▸ **Stated task**: All entries must be repeated exactly; do not include the pictures.

▸ **Provided records**:
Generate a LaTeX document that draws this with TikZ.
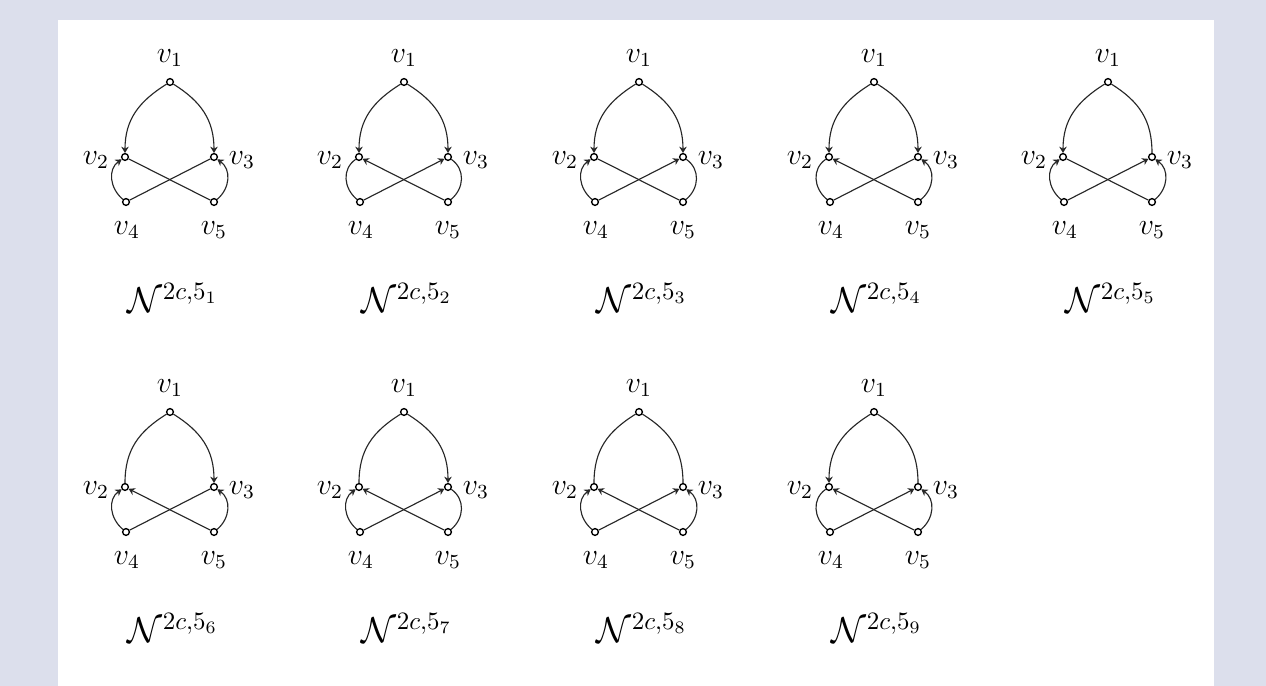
\documentclass[tikz,border=0pt]{standalone}
\usetikzlibrary{arrows.meta}
\definecolor{bgc}{RGB}{220,223,236}
\newcommand\gN[9]{%
 \begin{scope}[shift={(#1,{686-#2})}]
  \node[vtx] (a#3) at (0,0) {};
  \node[vtx] (b#3) at (-45,-75) {};
  \node[vtx] (c#3) at (44,-75) {};
  \node[vtx] (d#3) at (-44,-120) {};
  \node[vtx] (e#3) at (44,-120) {};
  \draw[#4] (a#3) to[out=212,in=90,looseness=1.05] (b#3);
  \draw[#5] (a#3) to[out=-32,in=90,looseness=1.05] (c#3);
  \draw[#6] (d#3) to[out=140,in=215,looseness=1.1] (b#3);
  \draw[#7] (e#3) -- (b#3);
  \draw[#8] (d#3) -- (c#3);
  \draw[#9] (e#3) to[out=40,in=-35,looseness=1.1] (c#3);
  \node[lbl] (la#3) at (0,24) {$v_1$};
  \node[lbl] (lb#3) at (-74,-78) {$v_2$};
  \node[lbl] (lc#3) at (72,-78) {$v_3$};
  \node[lbl] (ld#3) at (-43,-148) {$v_4$};
  \node[lbl] (le#3) at (44,-148) {$v_5$};
  \node[capt] (n#3) at (3,-216) {$\mathcal{N}^{2c,5_{#3}}$};
 \end{scope}}
\begin{document}
\begin{tikzpicture}[x=0.4pt,y=0.4pt,
  vtx/.style={circle,draw,line width=0.55pt,inner sep=0pt,minimum size=2.7pt},
  lbl/.style={inner sep=0pt,font=\fontsize{12}{14}\selectfont},
  capt/.style={inner sep=0pt,font=\fontsize{14}{16}\selectfont},
  edge/.style={line width=0.45pt,draw=black!85},
  arr/.style={line width=0.45pt,draw=black!85,-{Stealth[length=2.5pt,width=3pt]}}]
\fill[bgc] (0,0) rectangle (1266,686);
\fill[white] (58,0) rectangle (1214,666);
\useasboundingbox (0,0) rectangle (1266,686);
\gN{170}{82}{1}{arr}{arr}{arr}{edge}{edge}{arr}
\gN{404}{82}{2}{arr}{arr}{edge}{arr}{arr}{edge}
\gN{639}{82}{3}{arr}{arr}{arr}{edge}{arr}{edge}
\gN{874}{82}{4}{arr}{arr}{edge}{arr}{edge}{arr}
\gN{1108}{82}{5}{arr}{edge}{arr}{edge}{arr}{arr}
\gN{170}{412}{6}{edge}{arr}{arr}{arr}{edge}{arr}
\gN{404}{412}{7}{edge}{arr}{arr}{arr}{arr}{edge}
\gN{639}{412}{8}{edge}{edge}{arr}{arr}{arr}{arr}
\gN{874}{412}{9}{arr}{edge}{edge}{arr}{arr}{arr}
\end{tikzpicture}
\end{document}
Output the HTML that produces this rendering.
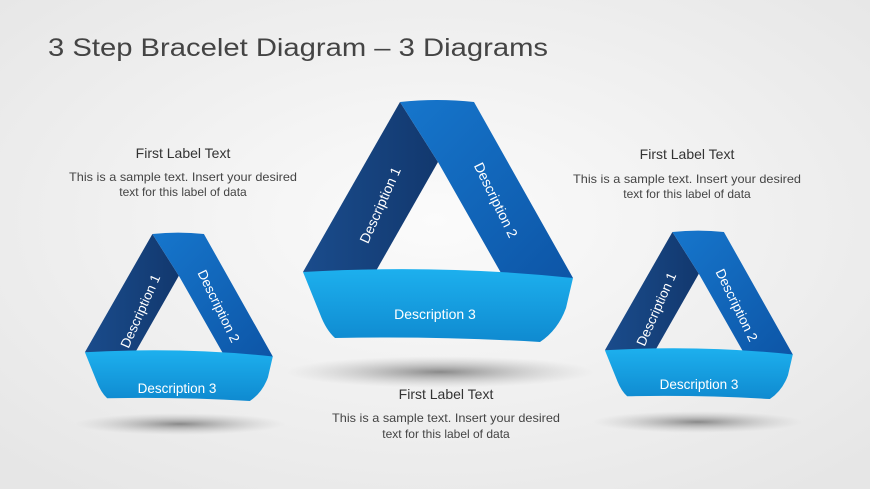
<!DOCTYPE html>
<html><head><meta charset="utf-8"><style>
html,body{margin:0;padding:0;width:870px;height:489px;overflow:hidden;background:#f4f4f4}
text{font-family:"Liberation Sans",sans-serif}
</style></head><body>
<svg width="870" height="489" viewBox="0 0 870 489" xmlns="http://www.w3.org/2000/svg">
<defs>
<radialGradient id="bg" cx="0.5" cy="0.45" r="0.7"><stop offset="0" stop-color="#fbfbfb"/><stop offset="1" stop-color="#e6e6e6"/></radialGradient>
<linearGradient id="g1" x1="0" y1="0" x2="1" y2="0"><stop offset="0" stop-color="#1a4c8c"/><stop offset="1" stop-color="#12386e"/></linearGradient>
<linearGradient id="g2" x1="0" y1="0" x2="1" y2="1"><stop offset="0" stop-color="#1676cc"/><stop offset="1" stop-color="#0d55a6"/></linearGradient>
<linearGradient id="g3" x1="0" y1="0" x2="0" y2="1"><stop offset="0" stop-color="#1db0ee"/><stop offset="1" stop-color="#0f8ad0"/></linearGradient>
<radialGradient id="sh" cx="0.5" cy="0.5" r="0.5"><stop offset="0" stop-color="#777" stop-opacity="0.85"/><stop offset="1" stop-color="#bbb" stop-opacity="0"/></radialGradient>
<g id="tri">
<path d="M400,102 L438,162 L372,278 L303,272 Z" fill="url(#g1)"/>
<path d="M400,102 Q437,98 474,102 L573,278 L505,280 L438,162 Z" fill="url(#g2)"/>
<path d="M303,272 Q440,264 573,278 L566,308 Q558,330 540,342 Q440,336 335,338 Q326,330 320,314 Z" fill="url(#g3)"/>
</g>
</defs>
<rect width="870" height="489" fill="url(#bg)"/>
<text x="48" y="56" font-size="25" fill="#444" textLength="500" lengthAdjust="spacingAndGlyphs">3 Step Bracelet Diagram – 3 Diagrams</text>

<ellipse cx="440" cy="372" rx="155" ry="16" fill="url(#sh)"/>
<ellipse cx="180" cy="424" rx="105" ry="11" fill="url(#sh)"/>
<ellipse cx="698" cy="422" rx="105" ry="11" fill="url(#sh)"/>

<use href="#tri"/>
<use href="#tri" transform="translate(-126,163) scale(0.696)"/>
<use href="#tri" transform="translate(394,161) scale(0.696)"/>

<g fill="#fff" font-size="14" text-anchor="middle">
<text transform="translate(380,205) rotate(-66)" dy="5">Description 1</text>
<text transform="translate(496,200) rotate(64)" dy="5">Description 2</text>
<text x="435" y="319">Description 3</text>
<text transform="translate(140,311) rotate(-66)" dy="5" font-size="13.5">Description 1</text>
<text transform="translate(219,306) rotate(64)" dy="5" font-size="13.5">Description 2</text>
<text x="177" y="393" font-size="13.5">Description 3</text>
<text transform="translate(656,309) rotate(-66)" dy="5" font-size="13.5">Description 1</text>
<text transform="translate(737,305) rotate(64)" dy="5" font-size="13.5">Description 2</text>
<text x="699" y="389" font-size="13.5">Description 3</text>
</g>

<g fill="#333" text-anchor="middle">
<text x="183" y="158" font-size="14">First Label Text</text>
<text x="183" y="181" font-size="12" fill="#444" textLength="228" lengthAdjust="spacingAndGlyphs">This is a sample text. Insert your desired</text>
<text x="183" y="196" font-size="12" fill="#444">text for this label of data</text>
<text x="687" y="159" font-size="14">First Label Text</text>
<text x="687" y="183" font-size="12" fill="#444" textLength="228" lengthAdjust="spacingAndGlyphs">This is a sample text. Insert your desired</text>
<text x="687" y="198" font-size="12" fill="#444">text for this label of data</text>
<text x="446" y="399" font-size="14">First Label Text</text>
<text x="446" y="422" font-size="12" fill="#444" textLength="228" lengthAdjust="spacingAndGlyphs">This is a sample text. Insert your desired</text>
<text x="446" y="438" font-size="12" fill="#444">text for this label of data</text>
</g>
</svg>
</body></html>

▸ **Solution to this exercise**:
Generate a LaTeX document that draws this with TikZ.
\documentclass[tikz,border=0pt]{standalone}
\usetikzlibrary{arrows.meta}
\definecolor{bgc}{RGB}{220,223,236}
\newcommand\gN[9]{%
 \begin{scope}[shift={(#1,{686-#2})}]
  \node[vtx] (a#3) at (0,0) {};
  \node[vtx] (b#3) at (-45,-75) {};
  \node[vtx] (c#3) at (44,-75) {};
  \node[vtx] (d#3) at (-44,-120) {};
  \node[vtx] (e#3) at (44,-120) {};
  \draw[#4] (a#3) to[out=212,in=90,looseness=1.05] (b#3);
  \draw[#5] (a#3) to[out=-32,in=90,looseness=1.05] (c#3);
  \draw[#6] (d#3) to[out=140,in=215,looseness=1.1] (b#3);
  \draw[#7] (e#3) -- (b#3);
  \draw[#8] (d#3) -- (c#3);
  \draw[#9] (e#3) to[out=40,in=-35,looseness=1.1] (c#3);
  \node[lbl] (la#3) at (0,24) {$v_1$};
  \node[lbl] (lb#3) at (-74,-78) {$v_2$};
  \node[lbl] (lc#3) at (72,-78) {$v_3$};
  \node[lbl] (ld#3) at (-43,-148) {$v_4$};
  \node[lbl] (le#3) at (44,-148) {$v_5$};
  \node[capt] (n#3) at (3,-216) {$\mathcal{N}^{2c,5_{#3}}$};
 \end{scope}}
\begin{document}
\begin{tikzpicture}[x=0.4pt,y=0.4pt,
  vtx/.style={circle,draw,line width=0.55pt,inner sep=0pt,minimum size=2.7pt},
  lbl/.style={inner sep=0pt,font=\fontsize{12}{14}\selectfont},
  capt/.style={inner sep=0pt,font=\fontsize{14}{16}\selectfont},
  edge/.style={line width=0.45pt,draw=black!85},
  arr/.style={line width=0.45pt,draw=black!85,-{Stealth[length=2.5pt,width=3pt]}}]
\fill[bgc] (0,0) rectangle (1266,686);
\fill[white] (58,0) rectangle (1214,666);
\useasboundingbox (0,0) rectangle (1266,686);
\gN{170}{82}{1}{arr}{arr}{arr}{edge}{edge}{arr}
\gN{404}{82}{2}{arr}{arr}{edge}{arr}{arr}{edge}
\gN{639}{82}{3}{arr}{arr}{arr}{edge}{arr}{edge}
\gN{874}{82}{4}{arr}{arr}{edge}{arr}{edge}{arr}
\gN{1108}{82}{5}{arr}{edge}{arr}{edge}{arr}{arr}
\gN{170}{412}{6}{edge}{arr}{arr}{arr}{edge}{arr}
\gN{404}{412}{7}{edge}{arr}{arr}{arr}{arr}{edge}
\gN{639}{412}{8}{edge}{edge}{arr}{arr}{arr}{arr}
\gN{874}{412}{9}{arr}{edge}{edge}{arr}{arr}{arr}
\end{tikzpicture}
\end{document}
Output the HTML that produces this rendering.
<!DOCTYPE html>
<html><head><meta charset="utf-8"><style>
html,body{margin:0;padding:0;width:870px;height:489px;overflow:hidden;background:#f4f4f4}
text{font-family:"Liberation Sans",sans-serif}
</style></head><body>
<svg width="870" height="489" viewBox="0 0 870 489" xmlns="http://www.w3.org/2000/svg">
<defs>
<radialGradient id="bg" cx="0.5" cy="0.45" r="0.7"><stop offset="0" stop-color="#fbfbfb"/><stop offset="1" stop-color="#e6e6e6"/></radialGradient>
<linearGradient id="g1" x1="0" y1="0" x2="1" y2="0"><stop offset="0" stop-color="#1a4c8c"/><stop offset="1" stop-color="#12386e"/></linearGradient>
<linearGradient id="g2" x1="0" y1="0" x2="1" y2="1"><stop offset="0" stop-color="#1676cc"/><stop offset="1" stop-color="#0d55a6"/></linearGradient>
<linearGradient id="g3" x1="0" y1="0" x2="0" y2="1"><stop offset="0" stop-color="#1db0ee"/><stop offset="1" stop-color="#0f8ad0"/></linearGradient>
<radialGradient id="sh" cx="0.5" cy="0.5" r="0.5"><stop offset="0" stop-color="#777" stop-opacity="0.85"/><stop offset="1" stop-color="#bbb" stop-opacity="0"/></radialGradient>
<g id="tri">
<path d="M400,102 L438,162 L372,278 L303,272 Z" fill="url(#g1)"/>
<path d="M400,102 Q437,98 474,102 L573,278 L505,280 L438,162 Z" fill="url(#g2)"/>
<path d="M303,272 Q440,264 573,278 L566,308 Q558,330 540,342 Q440,336 335,338 Q326,330 320,314 Z" fill="url(#g3)"/>
</g>
</defs>
<rect width="870" height="489" fill="url(#bg)"/>
<text x="48" y="56" font-size="25" fill="#444" textLength="500" lengthAdjust="spacingAndGlyphs">3 Step Bracelet Diagram – 3 Diagrams</text>

<ellipse cx="440" cy="372" rx="155" ry="16" fill="url(#sh)"/>
<ellipse cx="180" cy="424" rx="105" ry="11" fill="url(#sh)"/>
<ellipse cx="698" cy="422" rx="105" ry="11" fill="url(#sh)"/>

<use href="#tri"/>
<use href="#tri" transform="translate(-126,163) scale(0.696)"/>
<use href="#tri" transform="translate(394,161) scale(0.696)"/>

<g fill="#fff" font-size="14" text-anchor="middle">
<text transform="translate(380,205) rotate(-66)" dy="5">Description 1</text>
<text transform="translate(496,200) rotate(64)" dy="5">Description 2</text>
<text x="435" y="319">Description 3</text>
<text transform="translate(140,311) rotate(-66)" dy="5" font-size="13.5">Description 1</text>
<text transform="translate(219,306) rotate(64)" dy="5" font-size="13.5">Description 2</text>
<text x="177" y="393" font-size="13.5">Description 3</text>
<text transform="translate(656,309) rotate(-66)" dy="5" font-size="13.5">Description 1</text>
<text transform="translate(737,305) rotate(64)" dy="5" font-size="13.5">Description 2</text>
<text x="699" y="389" font-size="13.5">Description 3</text>
</g>

<g fill="#333" text-anchor="middle">
<text x="183" y="158" font-size="14">First Label Text</text>
<text x="183" y="181" font-size="12" fill="#444" textLength="228" lengthAdjust="spacingAndGlyphs">This is a sample text. Insert your desired</text>
<text x="183" y="196" font-size="12" fill="#444">text for this label of data</text>
<text x="687" y="159" font-size="14">First Label Text</text>
<text x="687" y="183" font-size="12" fill="#444" textLength="228" lengthAdjust="spacingAndGlyphs">This is a sample text. Insert your desired</text>
<text x="687" y="198" font-size="12" fill="#444">text for this label of data</text>
<text x="446" y="399" font-size="14">First Label Text</text>
<text x="446" y="422" font-size="12" fill="#444" textLength="228" lengthAdjust="spacingAndGlyphs">This is a sample text. Insert your desired</text>
<text x="446" y="438" font-size="12" fill="#444">text for this label of data</text>
</g>
</svg>
</body></html>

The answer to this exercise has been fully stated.